Com a experiência acumulada e vários outros cursos, criei a oficina Teatro sem Mistério, desenvolvendo palestras e pequenos workshops em escolas particulares e públicas, principalmente para professores.. A última série foi em 2005, em conjunto com minha mulher Simone Gomes, ela bailarina e terapeuta corporal, quando fomos contratados pela Secretaria municipal de Educação do Rio para realizarmos várias oficinas de teatro e dança para professores da rede. Foi um ano inteiro promovendo essas oficinas.
Antes mesmo de me formar em jornalismo, lá na Comissão do IV Centenário, a jornalista Lou Pacheco me convidou para escrever uma coluna de teatro no LIG, onde publiquei algumas matérias sobre grupos de Niterói. Depois fui para o Fluminense, onde passo a fazer matérias especiais de cultura. Prossigo minha carreira de jornalista em grandes jornais como Última Hora, Tribuna da Imprensa, Jornal do Commercio e vou me afastando do teatro.

Minha última produção, sem considerar as leituras dramatizadas no Ciclo de Leitura do Fórum de Artes Cênicas da cidade, foi a remontagem de “Brincando de Brincar”, com direção de Elyzio Falcato, que fez temporada no Teatro Municipal. Depois apresentada em vários municípios do Estado do Rio e em dois festivais no interior, quando foi escolhida entre três dos melhores textos e Wagner Duarte ganhou prêmio de ator revelação.
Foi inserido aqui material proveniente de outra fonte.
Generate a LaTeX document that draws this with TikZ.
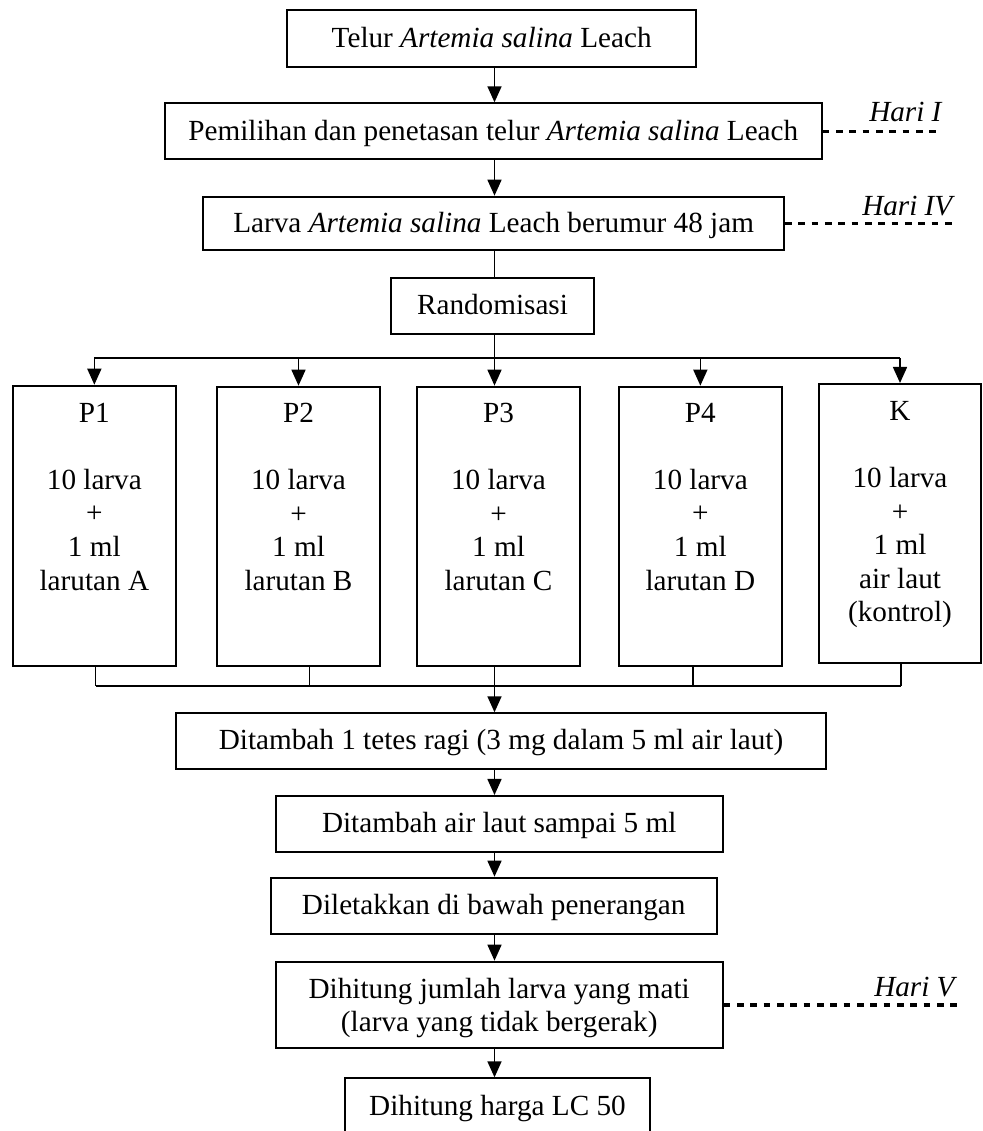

Os anos ’80 reuniram os maiores movimentos de teatro em Niterói, como o encontro de teatro não-empresarial, com a Federação Independente de Teatro do Rio de Janeiro. Percebemos que o teatro do Rio de Janeiro dividia-se em “teatrão”, teatro não-empresarial, e teatro amador, mas que tinha outro movimento, o do teatro político, marginal, experimental, que precisava ser enquadrado. Nós também queríamos ter uma identidade. Receber apoio, subvenção, ter casas de espetáculo, local de ensaio.
Na nossa lógica, queríamos ganhar dinheiro, mas não precisávamos de um milhão, 300 mil para produzir um espetáculo. Não era a comédia pela comédia, era a criação, o conteúdo. No teatro empresarial você tinha que ter uma firma, uma produção, uma série de exigências. Queríamos buscar essas alternativas, mas sem esse aparato burocrático. Reunimos uns 80 grupos do Estado do Rio para discutir essa linha. Em Niterói, acho que nos anos 80 tinha uns 20 grupos de teatro.

Em Niterói, a questão é do eixo. O chamado mercado de quem quer ascender na televisão, no teatro profissional, nos grandes espetáculos, não está em Niterói, mas no Rio e em São Paulo. Não conseguimos ter um teatro local. Não nos fortalecemos para termos uma linha alternativa, de ocupar os espaços, de continuar fazendo o trabalho, mesmo que seja experimental.

Propus uma mostra de monólogos, e fiquei sabendo que está acontecendo em um restaurante de Niterói, toda semana. Saiu no Fluminense. Em Niterói se a pessoa quer crescer como ator, ir para a televisão, trabalhar profissionalmente, fazer do teatro a sua profissão, tem que ir para o Rio.

Sobre o ciclo de leituras é uma oportunidade de se ver um monte de pessoas que não se vê há a um monte de tempo. É um ganho de 20 anos de estagnação, e, surpreendente, contar com um público de 200 pessoas.

O FÓRUM DE ARTES CÊNICAS

O Fórum de Artes Cénicas começou há três anos. Não é movimento político da chamada “péssima política” da política partidária. É um movimento político da essência da política. De buscar valores nessa área do teatro, da gente tentar retomar essa discussão do teatro em Niterói e de saber o que que se quer, que se espera, não só do poder público, mas também da iniciativa privada. O fórum surge para absorver todas essas contradições, é um espaço de discussão e de reflexão. E essa reflexão pode ir para a ação como no Ciclo de Leituras Dramatizadas, que simboliza bem essa idéia.
O Fórum começou com 30 pessoas assistindo e foi aumentando, ganhando arcabouço. O que era esboço, agora ocupa o palco do Teatro Municipal.

Agora, é hora de dar outros saltos, porque as pessoas estão percebendo que existe público, bons atores e atrizes, bons diretores. E isso é um referencial muito grande.